What You Should Know About 401(k)s

3 Facts Everyone Should Know

When it comes to retirement planning, everyone should know the basic information on how a 401(k) works. While there are many seminars and learning opportunities out there, it is unlikely an individual will learn the most important things they need to know in an hour-long training session. While this will not explore everything there is to know about 401(k)s, we have compiled the most important facts that really everyone should know about a 401(k) plan.

Contributing to Your 401(k)

It is common knowledge that during the working years of your life you will contribute to a 401(k) plan to begin getting ready for retirement. The question that most people have is how much they should be contributing, or rather, how much can they contribute. Workers were able to contribute up to $17,500 to their 401(k) plans in 2014, an amount which is adjusted annually to account for inflation. Workers who are 50 years of age or older can contribute an additional $5,500, for a total of $23,000.

Another question that is commonly come across is when individuals can begin contributing to a 401(k). This will depend on your employer and your 401(k) plan. Some plans allow you to begin contributing as soon as you start working for the company, while others will impose a waiting period of a few months to even one full year after starting work. Deposits into your 401(k) plan are most often made by withholding a percentage of money from your regular paycheck.

Deferring Income Tax

Traditional 401(k)s will allow individuals to defer having to pay income tax on the funds they contribute until they withdraw from the account. In order to find out how much this will save you, you can multiply your contributions by the tax rate. It is also possible to get a tax break at the state level – those who are considered low-income savers may also qualify for the saver’s tax credit. If you have additional questions about the income tax portion of your 401(k), speak with a financial planner.

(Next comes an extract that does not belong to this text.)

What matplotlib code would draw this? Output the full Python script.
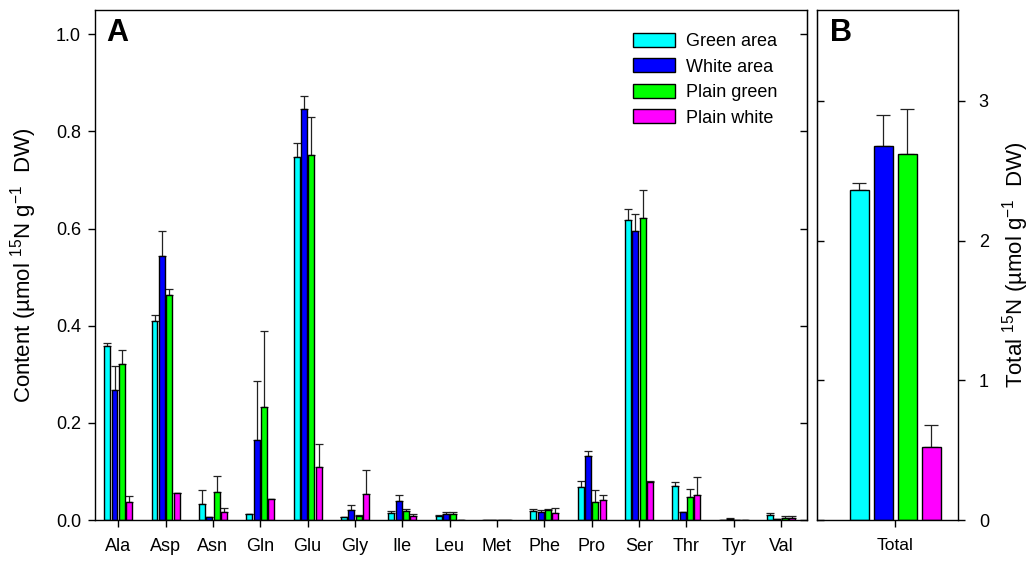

Becoming “Vested” in the Plan

You will always get to keep your contributions to a 401(k) plan, but you will not get to keep your contributions made by your employer until you have become vested in the plan. Some employers offer their employees immediate vesting while other organizations will only allow an employee to become vested when they have been with the company for a certain period. This period is outlined clearly in virtually all employee benefits packages.